Swedish author Elisabeth Olson thanked those “who worked hard against the EU’s strict rules on what can be shown”. One picture appears to show Jesus surrounded by disciples wearing sadomasochistic costumes.
Several Members of the European Parliament in Brussels (Belgium) have expressed their dissatisfaction over an artistic photography exhibition inside the parliament building which, among other things, depicts a Jesus surrounded by ‘sadomasochistic disciples’.
The pictures, whose author is Swedish artist Elisabeth Ohlson, can only be visited by parliamentary staff, politicians and others with access to the restricted area of the building.
Ohlson also spoke in an event organised in one of the rooms of the European Parliament a couple of days before the short 4-day exhibition comes to an end on 5 May.
The artist points admitted that the presentation of her artwork in the European Parliament was promoted by parliamentarian Malin Björk, of the Leftist Party of Sweden. She thanked “Malin Björk and all your staff who worked hard against the EU’s strict rules on what can be shown”.
BJörk said at the inauguration that the exhibition in the European Parliament “shows that our societies have evolved in the past 25 years regarding LGBT rights”. According to Italian media Open, a previous effort to bring this exhibition (which was first presented in 1999) to the same building in the early 2000s was refused for being offensive.
This week's exhibition caused the criticism of MEPs such as Jorge Buxadé (from the right wing Vox party in Spain), who tweeted: “The European Parliament has become a place of impunity for the LGTBIQ+ lobby with the complicity of left, popular and liberal parties”.
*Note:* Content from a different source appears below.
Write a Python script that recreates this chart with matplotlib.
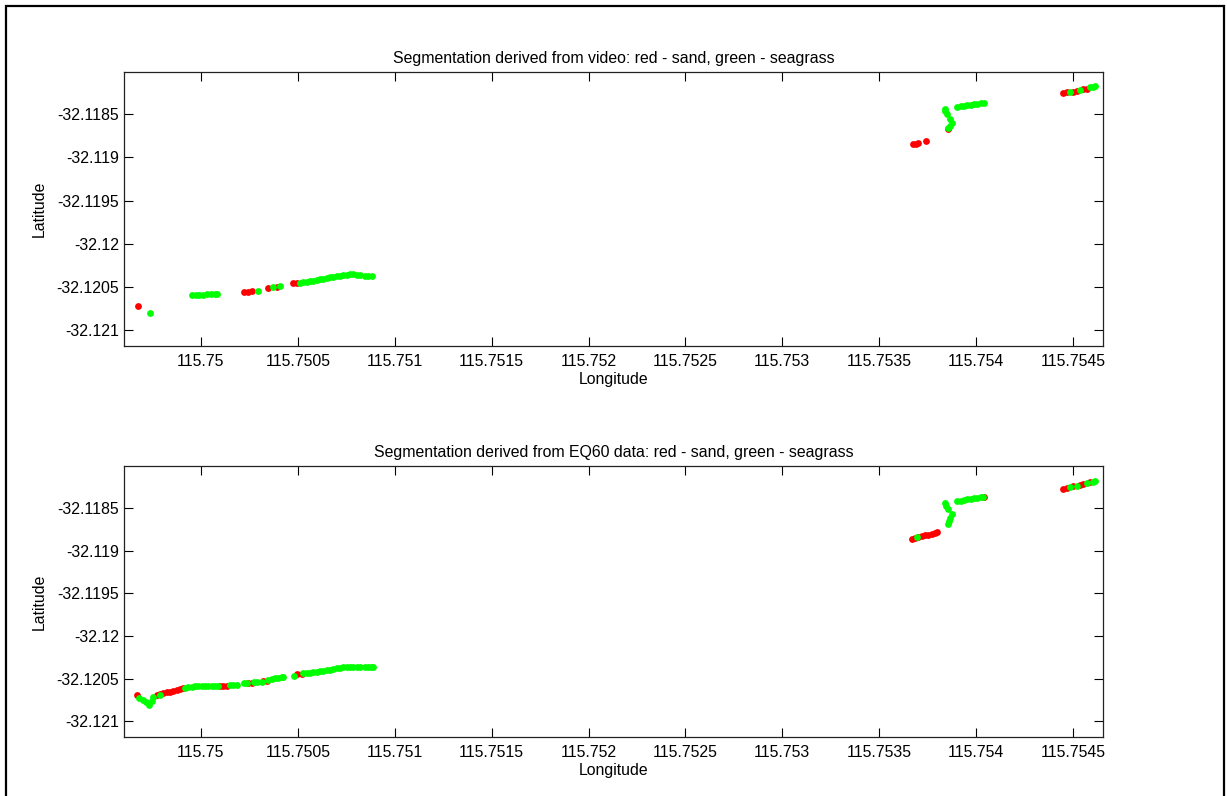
import matplotlib
matplotlib.use('Agg')
import matplotlib.pyplot as plt
from matplotlib.patches import Rectangle

plt.rcParams['font.family'] = ['Liberation Sans', 'DejaVu Sans']
plt.rcParams['font.size'] = 11.4

# ---- data (lon, lat per class) ----
top_red_lon = [115.749676, 115.750222, 115.750244, 115.750262, 115.750347, 115.750391,
               115.750475, 115.750495,
               115.753675, 115.753689, 115.753701, 115.753741, 115.753856,
               115.754450, 115.754467, 115.754501, 115.754519, 115.754553, 115.754570]
top_red_lat = [-32.120721, -32.120562, -32.120562, -32.120543, -32.120515, -32.120503,
               -32.120457, -32.120454,
               -32.118848, -32.118843, -32.118837, -32.118810, -32.118674,
               -32.118255, -32.118247, -32.118236, -32.118229, -32.118212, -32.118205]

top_green_lon = [115.749737,
                 115.749952, 115.749972, 115.749992, 115.750012, 115.750032, 115.750052,
                 115.750072, 115.750081,
                 115.750296, 115.750373, 115.750408,
                 115.750511, 115.750528, 115.750545, 115.750562, 115.750579, 115.750597,
                 115.750614, 115.750631, 115.750649, 115.750666, 115.750683, 115.750700,
                 115.750717, 115.750734, 115.750752, 115.750769, 115.750786, 115.750803,
                 115.750820, 115.750846, 115.750863, 115.750881,
                 115.753839, 115.753840, 115.753848,
                 115.753866, 115.753874, 115.753865, 115.753856,
                 115.753903, 115.753920, 115.753937, 115.753954, 115.753972, 115.753989,
                 115.754006, 115.754023, 115.754040,
                 115.754484, 115.754536, 115.754587, 115.754604, 115.754613]
top_green_lat = [-32.120806,
                 -32.120593, -32.120592, -32.120590, -32.120588, -32.120586, -32.120584,
                 -32.120582, -32.120581,
                 -32.120543, -32.120503, -32.120485,
                 -32.120450, -32.120444, -32.120438, -32.120433, -32.120427, -32.120418,
                 -32.120410, -32.120402, -32.120395, -32.120388, -32.120380, -32.120376,
                 -32.120372, -32.120364, -32.120357, -32.120354, -32.120352, -32.120358,
                 -32.120364, -32.120368, -32.120368, -32.120368,
                 -32.118433, -32.118465, -32.118500,
                 -32.118558, -32.118596, -32.118636, -32.118662,
                 -32.118410, -32.118403, -32.118398, -32.118391, -32.118387, -32.118380,
                 -32.118375, -32.118368, -32.118368,
                 -32.118244, -32.118221, -32.118189, -32.118182, -32.118177]

bot_red_lon = [115.749668,
               115.749771, 115.749788, 115.749805, 115.749823, 115.749840, 115.749857,
               115.749875, 115.749892, 115.749909,
               115.750098, 115.750115, 115.750133,
               115.750244, 115.750262, 115.750321, 115.750339,
               115.750494, 115.750520,
               115.753667, 115.753684, 115.753701, 115.753719, 115.753736, 115.753753,
               115.753770, 115.753787, 115.753796,
               115.754042,
               115.754450, 115.754467, 115.754501, 115.754536, 115.754553, 115.754587]
bot_red_lat = [-32.120689,
               -32.120689, -32.120680, -32.120670, -32.120660, -32.120651, -32.120641,
               -32.120631, -32.120622, -32.120612,
               -32.120581, -32.120581, -32.120581,
               -32.120553, -32.120553, -32.120527, -32.120527,
               -32.120449, -32.120449,
               -32.118867, -32.118852, -32.118840, -32.118829, -32.118821, -32.118814,
               -32.118802, -32.118790, -32.118782,
               -32.118373,
               -32.118274, -32.118267, -32.118247, -32.118232, -32.118220, -32.118201]

bot_green_lon = [115.749682, 115.749699, 115.749716, 115.749733, 115.749746, 115.749754,
                 115.749788,
                 115.749917, 115.749934, 115.749952, 115.749969, 115.749986, 115.750004,
                 115.750021, 115.750038, 115.750055, 115.750072, 115.750089,
                 115.750150, 115.750167, 115.750184,
                 115.750222, 115.750236,
                 115.750273, 115.750290, 115.750313,
                 115.750347, 115.750365, 115.750382, 115.750399, 115.750416, 115.750425,
                 115.750480,
                 115.750528, 115.750545, 115.750562, 115.750579, 115.750597, 115.750614,
                 115.750631, 115.750649, 115.750666, 115.750683, 115.750700, 115.750717,
                 115.750734, 115.750752, 115.750769, 115.750786, 115.750803, 115.750820,
                 115.750846, 115.750863, 115.750880, 115.750889,
                 115.753839, 115.753844, 115.753853,
                 115.753874, 115.753868, 115.753860, 115.753854,
                 115.753903, 115.753920, 115.753937, 115.753954, 115.753972, 115.753989,
                 115.754006, 115.754023, 115.754035,
                 115.753696,
                 115.754484, 115.754519, 115.754570, 115.754604, 115.754613]
bot_green_lat = [-32.120721, -32.120748, -32.120774, -32.120806, -32.120767, -32.120716,
                 -32.120689,
                 -32.120605, -32.120600, -32.120594, -32.120588, -32.120585, -32.120582,
                 -32.120581, -32.120581, -32.120581, -32.120581, -32.120581,
                 -32.120573, -32.120573, -32.120573,
                 -32.120553, -32.120553,
                 -32.120542, -32.120542, -32.120542,
                 -32.120515, -32.120507, -32.120495, -32.120488, -32.120484, -32.120484,
                 -32.120465,
                 -32.120437, -32.120434, -32.120430, -32.120425, -32.120420, -32.120414,
                 -32.120408, -32.120402, -32.120395, -32.120387, -32.120379, -32.120372,
                 -32.120366, -32.120360, -32.120360, -32.120360, -32.120360, -32.120360,
                 -32.120360, -32.120360, -32.120360, -32.120360,
                 -32.118441, -32.118480, -32.118518,
                 -32.118576, -32.118616, -32.118654, -32.118693,
                 -32.118422, -32.118414, -32.118407, -32.118398, -32.118395, -32.118390,
                 -32.118383, -32.118375, -32.118372,
                 -32.118840,
                 -32.118255, -32.118239, -32.118209, -32.118193, -32.118188]

xticks = [115.75, 115.7505, 115.751, 115.7515, 115.752, 115.7525, 115.753, 115.7535,
          115.754, 115.7545]
xtick_labels = ['115.75', '115.7505', '115.751', '115.7515', '115.752', '115.7525',
                '115.753', '115.7535', '115.754', '115.7545']
yticks = [-32.121, -32.1205, -32.12, -32.1195, -32.119, -32.1185]
ytick_labels = ['-32.121', '-32.1205', '-32.12', '-32.1195', '-32.119', '-32.1185']

titles = ['Segmentation derived from video: red - sand, green - seagrass',
          'Segmentation derived from EQ60 data: red - sand, green - seagrass']

W, H = 1227, 796
fig = plt.figure(figsize=(W / 100, H / 100), dpi=100)

# outer frame like the MATLAB export
fig.patches.append(Rectangle((5.5 / W, -0.02), (1223.5 - 5.5) / W, 1 - 5.5 / H + 0.02,
                             transform=fig.transFigure, fill=False,
                             edgecolor='black', linewidth=1.6, zorder=10))

ax_top = fig.add_axes([124 / W, 1 - 346 / H, (1103 - 124) / W, (346 - 72) / H])
ax_bot = fig.add_axes([124 / W, 1 - 737 / H, (1103 - 124) / W, (737 - 466) / H])

panels = [(ax_top, top_red_lon, top_red_lat, top_green_lon, top_green_lat),
          (ax_bot, bot_red_lon, bot_red_lat, bot_green_lon, bot_green_lat)]

for i, (ax, rlon, rlat, glon, glat) in enumerate(panels):
    ax.plot(rlon, rlat, 'o', color='#FF0000', markersize=4.9, markeredgewidth=0,
            linestyle='none')
    ax.plot(glon, glat, 'o', color='#00FF00', markersize=4.9, markeredgewidth=0,
            linestyle='none')
    ax.set_xlim(115.749603, 115.754655)
    ax.set_ylim(-32.121183, -32.118010)
    ax.set_xticks(xticks)
    ax.set_xticklabels(xtick_labels)
    ax.set_yticks(yticks)
    ax.set_yticklabels(ytick_labels)
    ax.tick_params(direction='in', length=6.5, width=0.8, top=True, right=True,
                   labelsize=11.4)
    ax.tick_params(axis='x', pad=5.5)
    ax.tick_params(axis='y', pad=3.5)
    for sp in ax.spines.values():
        sp.set_linewidth(0.9)
        sp.set_color('#222222')
    ax.set_title(titles[i], fontsize=11.4, pad=6.5)
    ax.set_xlabel('Longitude', fontsize=11.4, labelpad=2.5)
    ax.set_ylabel('Latitude', fontsize=11.4, labelpad=7)

fig.savefig('out.png', dpi=100, facecolor='white')
plt.close(fig)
Earlier, the MEP Maria Veronica Rossi (Lega Nord, Italy), had protested the “lack of respect towards millions of believers all over Europe”.
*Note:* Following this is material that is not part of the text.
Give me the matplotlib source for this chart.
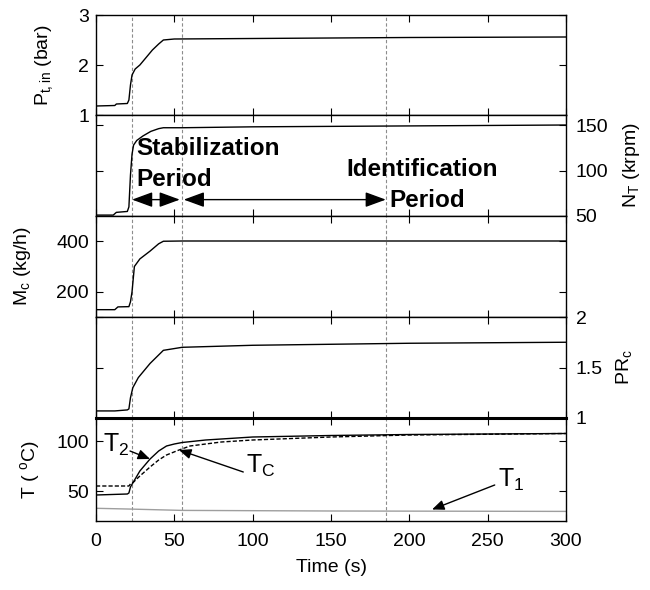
import numpy as np
import matplotlib
matplotlib.use('Agg')
import matplotlib.pyplot as plt
from matplotlib.patches import FancyArrowPatch

plt.rcParams['font.family'] = ['Liberation Sans', 'DejaVu Sans']
plt.rcParams['mathtext.fontset'] = 'custom'
plt.rcParams['mathtext.rm'] = 'Liberation Sans'
plt.rcParams['mathtext.it'] = 'Liberation Sans'
plt.rcParams['mathtext.bf'] = 'Liberation Sans:bold'

# ---------------------------------------------------------
# Data
# ---------------------------------------------------------
t_p = [0, 12, 13, 20, 21, 22, 23, 25, 28, 32, 36, 40, 43, 50, 100, 200, 300]
p_tin = [1.18, 1.19, 1.22, 1.23, 1.30, 1.60, 1.80, 1.92, 2.00, 2.15, 2.30, 2.42, 2.50, 2.52, 2.53, 2.55, 2.56]

t_n = [0, 11, 13, 20, 21, 22, 23, 24, 26, 30, 35, 40, 43, 55, 100, 200, 300]
n_t = [51, 51, 54, 55, 60, 95, 118, 128, 133, 138, 143, 146, 147, 147, 148, 149, 150]

t_m = [0, 12, 14, 21, 22, 23, 24.5, 28, 34.5, 40, 43, 55, 300]
m_c = [129, 129, 140, 141, 160, 200, 300, 330, 361, 390, 400, 401, 401]

t_pr = [0, 12, 20, 21, 22, 23.5, 27, 34.5, 43, 55, 100, 150, 200, 300]
pr_c = [1.07, 1.07, 1.08, 1.09, 1.20, 1.30, 1.40, 1.54, 1.67, 1.70, 1.72, 1.73, 1.74, 1.75]

t_t2 = [0, 20, 21, 22, 28, 34.5, 40, 45, 50, 55, 70, 100, 150, 200, 300]
temp_t2 = [46, 47, 48, 54, 70, 82, 90, 95, 97, 98.5, 101, 104, 105.5, 106.5, 107.5]
t_tc = [0, 21, 22, 24, 28, 34.5, 40, 45, 53, 60, 80, 100, 150, 200, 300]
temp_tc = [55, 55, 57, 59, 65, 74, 81, 86, 91, 95, 99, 101, 104, 106, 107.5]
t_t1 = [0, 20, 55, 150, 300]
temp_t1 = [32.7, 32, 30.6, 30, 29.6]

v_lines = [23, 55, 185]
x_ticks = [0, 50, 100, 150, 200, 250, 300]

# ---------------------------------------------------------
# Layout: 5 stacked panels
# ---------------------------------------------------------
fig = plt.figure(figsize=(6.5, 5.9), dpi=100)
L, W = 96 / 650, 470 / 650
tops = [15, 115, 216, 317, 418]
bots = [115, 216, 317, 418, 521]
axes = []
for tp, bt in zip(tops, bots):
    ax = fig.add_axes([L, 1 - bt / 590, W, (bt - tp) / 590])
    ax.set_xlim(0, 300)
    ax.set_xticks(x_ticks)
    ax.tick_params(direction='in', top=True, right=True, length=5,
                   labelsize=14, width=0.8)
    ax.tick_params(axis='x', labelbottom=False, pad=9)
    ax.tick_params(axis='y', pad=5)
    for s in ax.spines.values():
        s.set_linewidth(1.0)
    for v in v_lines:
        ax.axvline(v, color='0.55', lw=0.8, ls=(0, (3, 2)), zorder=1)
    axes.append(ax)

ax1, ax2, ax3, ax4, ax5 = axes

# Panel 1 : P_t,in
ax1.plot(t_p, p_tin, color='k', lw=1)
ax1.set_ylim(1, 3)
ax1.set_yticks([1, 2, 3])
ax1.set_ylabel('P$_{t,in}$ (bar)', fontsize=14)
ax1.yaxis.set_label_coords(-0.087, 0.5)

# Panel 2 : N_T
ax2.plot(t_n, n_t, color='k', lw=1)
ax2.set_ylim(50, 161)
ax2.set_yticks([50, 100, 150])
ax2.tick_params(axis='y', labelleft=False, labelright=True, pad=7)
ax2.yaxis.set_label_position('right')
ax2.set_ylabel('N$_T$ (krpm)', fontsize=14)
ax2.yaxis.set_label_coords(1.117, 0.5)

ax2.text(26, 117, 'Stabilization', fontsize=17.5, fontweight='bold')
ax2.text(26, 83, 'Period', fontsize=17.5, fontweight='bold')
ax2.text(160, 94.5, 'Identification', fontsize=17.5, fontweight='bold')
ax2.text(187.5, 60, 'Period', fontsize=17.5, fontweight='bold')

astyle = '<|-|>,head_length=0.9,head_width=0.33'
for x0, x1 in [(23, 53.5), (56, 185)]:
    ax2.add_patch(FancyArrowPatch((x0, 68), (x1, 68), arrowstyle=astyle,
                                  mutation_scale=14, color='k', lw=1,
                                  shrinkA=0, shrinkB=0))

# Panel 3 : M_c
ax3.plot(t_m, m_c, color='k', lw=1)
ax3.set_ylim(100, 500)
ax3.set_yticks([200, 400])
ax3.set_ylabel('M$_c$ (kg/h)', fontsize=14)
ax3.yaxis.set_label_coords(-0.134, 0.5)

# Panel 4 : PR_c
ax4.plot(t_pr, pr_c, color='k', lw=1)
ax4.set_ylim(1, 2)
ax4.set_yticks([1, 1.5, 2])
ax4.set_yticklabels(['1', '1.5', '2'])
ax4.tick_params(axis='y', labelleft=False, labelright=True, pad=7)
ax4.yaxis.set_label_position('right')
ax4.set_ylabel('PR$_c$', fontsize=14)
ax4.yaxis.set_label_coords(1.102, 0.5)

# Panel 5 : temperatures
ax5.plot(t_t2, temp_t2, color='k', lw=1)
ax5.plot(t_tc, temp_tc, color='k', lw=1, ls=(0, (3, 1.5)))
ax5.plot(t_t1, temp_t1, color='0.62', lw=1)
ax5.set_ylim(20, 123)
ax5.set_yticks([50, 100])
ax5.tick_params(axis='x', labelbottom=True)
ax5.spines['top'].set_linewidth(2.2)
ax5.set_ylabel('T ( $^o$C)', fontsize=14)
ax5.yaxis.set_label_coords(-0.115, 0.5)
ax5.set_xlabel('Time (s)', fontsize=14, labelpad=6)

tstyle = '-|>,head_length=0.6,head_width=0.25'
ax5.text(4.5, 89, 'T$_2$', fontsize=18)
ax5.annotate('', xy=(34.5, 82), xytext=(21.7, 90),
             arrowprops=dict(arrowstyle=tstyle, color='k', lw=1,
                             mutation_scale=12, shrinkA=0, shrinkB=0))
ax5.text(95.5, 68.4, 'T$_C$', fontsize=18)
ax5.annotate('', xy=(53, 91), xytext=(94, 69),
             arrowprops=dict(arrowstyle=tstyle, color='k', lw=1,
                             mutation_scale=12, shrinkA=0, shrinkB=0))
ax5.text(256.5, 54, 'T$_1$', fontsize=18)
ax5.annotate('', xy=(214.5, 31.5), xytext=(254.5, 56),
             arrowprops=dict(arrowstyle=tstyle, color='k', lw=1,
                             mutation_scale=12, shrinkA=0, shrinkB=0))

plt.savefig('out.png', dpi=100)
plt.close()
From inside the building, the photographer responded by saying: “There are millions of paintings of famous artists of Jesus with homosexual people. These are just 12 pictures of Jesus loving the LGBT rights. It should not be so scary”.
This is not the only artwork by the Swedish photographer that has stirred controversies over the limits of freedom of expression. In the first Advent Sunday of 2019, the priest of the Lutheran Sankt Pauli kyrka (St. Paul’s Church) in Malmö (Sweden) hang on the church’s altar a painting of the garden of Eden which replaced Adam and Eve for two homosexual couples and a transgender person. The painting was also authored by Elisabeth Ohlson.